3. L'imputato proponeva appello.


La Corte d'appello rilevato che era stato proposto appello contro una sentenza di condanna alla sola pena dell'ammenda, disponeva la trasmissione degli atti a questa Corte.

4. Il ricorso, articolato in un unico motivo con cui il ricorrente deduce, in punto di fatto, l'insussistenza della condotta contestatagli, è inammissibile.
Premesso che vi è continuità normativa tra il D.P.R. 27 aprile 1955, art. 11, comma 3, e art. 389, lett. b), ed il D.Lgs. 9 aprile 2008, n. 81, correttamente la Corte d'appello ha osservato che l'imputato nell'esecuzione dei lavori indicati in imputazione ometteva di adottare le adeguate cautele a tutela dell'incolumità dei pedoni.

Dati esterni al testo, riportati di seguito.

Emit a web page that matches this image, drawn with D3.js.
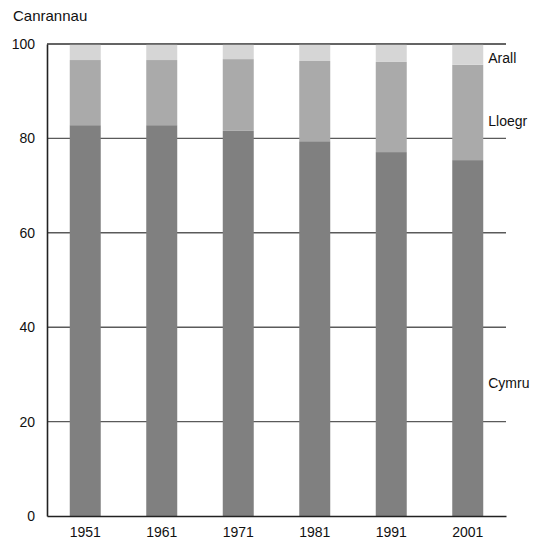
<!DOCTYPE html>
<html>
<head>
<meta charset="utf-8">
<script src="https://cdn.jsdelivr.net/npm/d3@7/dist/d3.min.js"></script>
<style>
  html, body { margin: 0; padding: 0; background: #fff; }
  text { font-family: "Liberation Sans Narrow", "Liberation Sans", Arial, sans-serif; fill: #111; }
</style>
</head>
<body>
<svg id="chart" width="542" height="541"></svg>
<script>
const years = ["1951", "1961", "1971", "1981", "1991", "2001"];
const cymru  = [82.8, 82.8, 81.6, 79.4, 77.1, 75.4];
const lloegr = [13.8, 13.8, 15.2, 17.0, 19.1, 20.2];
const arall  = [3.4, 3.4, 3.2, 3.6, 3.8, 4.4];
const seriesNames = ["Cymru", "Lloegr", "Arall"];
const seriesColors = ["#808080", "#aaaaaa", "#d6d6d6"];
const yTicks = [0, 20, 40, 60, 80, 100];
const yTitle = "Canrannau";

(function () {
const svg = d3.select("#chart");
const mLeft = 47, mRight = 506, mTop = 44, mBottom = 516;

const x = d3.scaleBand().domain(years).range([mLeft, mRight])
  .paddingInner(0.595).paddingOuter(0.2975);
const y = d3.scaleLinear().domain([0, 100]).range([mBottom, mTop]);

const table = years.map((yr, i) => ({ year: yr, Cymru: cymru[i], Lloegr: lloegr[i], Arall: arall[i] }));
const stacked = d3.stack().keys(seriesNames)(table);

// gridlines
svg.append("g").selectAll("line").data(yTicks.filter(t => t > 0)).join("line")
  .attr("x1", mLeft).attr("x2", mRight)
  .attr("y1", d => y(d)).attr("y2", d => y(d))
  .attr("stroke", "#5a5a5a").attr("stroke-width", 1.4);

// bars
svg.append("g").selectAll("g").data(stacked).join("g")
  .attr("fill", (d, i) => seriesColors[i])
  .selectAll("rect").data(d => d).join("rect")
  .attr("x", d => x(d.data.year))
  .attr("width", x.bandwidth())
  .attr("y", d => y(d[1]))
  .attr("height", d => y(d[0]) - y(d[1]));

// top gridline over bars
svg.append("line").attr("x1", mLeft).attr("x2", mRight)
  .attr("y1", y(100)).attr("y2", y(100))
  .attr("stroke", "#5a5a5a").attr("stroke-width", 1.4);

// y axis
const yAxis = d3.axisLeft(y).tickValues(yTicks).tickSize(0).tickPadding(12);
const gy = svg.append("g").attr("transform", `translate(${mLeft},0)`).call(yAxis);
gy.attr("font-family", null);
gy.select(".domain").attr("stroke", "#222").attr("stroke-width", 1.6);
gy.selectAll("text").attr("font-size", 14);

// x axis
const xAxis = d3.axisBottom(x).tickSize(0).tickPadding(11);
const gx = svg.append("g").attr("transform", `translate(0,${mBottom})`).call(xAxis);
gx.attr("font-family", null);
gx.select(".domain").attr("stroke", "#222").attr("stroke-width", 1.6);
gx.selectAll("text").attr("font-size", 14);

// title
svg.append("text").attr("x", 13).attr("y", 21).attr("font-size", 15).text(yTitle);

// series labels on the right
const lastIdx = years.length - 1;
const labelY = [388, 126, 63];
seriesNames.forEach((name, i) => {
  svg.append("text").attr("x", x(years[lastIdx]) + x.bandwidth() + 5)
    .attr("y", labelY[i]).attr("font-size", 14).text(name);
});
})();
</script>
</body>
</html>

Il ricorso si appalesa inammissibile sia sotto il profilo dell'incensurabilità delle valutazioni di merito adeguatamente e correttamente motivate nella sentenza impugnata, che sotto il profilo della genericità dei motivi di ricorso che, in tal modo, non denunciano specificamente un errore logico o giuridico determinato.


L'inammissibilità del ricorso, anche per manifesta infondatezza dei motivi, configura in ogni caso una causa originaria di inammissibilità dell'impugnazione, e non sopravvenuta, sicchè non si costituisce il rapporto di impugnazione e conseguentemente non è possibile invocare eventuali cause estintive dei reati (Cass., sez. un., 22 novembre - 21 dicembre 2000, n. 32, De Luca).

Tenuto poi conto della sentenza 13 giugno 2000 n. 186 della Corte costituzionale e rilevato che, nella fattispecie, non sussistono elementi per ritenere che "la parte abbia proposto il ricorso senza versare in colpa nella determinazione della causa di inammissibilità", alla declaratoria dell'inammissibilità medesima consegue, a norma dell'art. 616 c.p.p., l'onere delle spese del procedimento nonchè quello del versamento di una somma, in favore della Cassa delle ammende, equitativamente fissata in Euro 1.000,00.

 

P.Q.M.

 

la Corte dichiara inammissibile il ricorso e condanna il ricorrente al pagamento delle spese processuali e al versamento di Euro mille alla Cassa delle Ammende.
Così deciso in Roma, il 2 luglio 2010.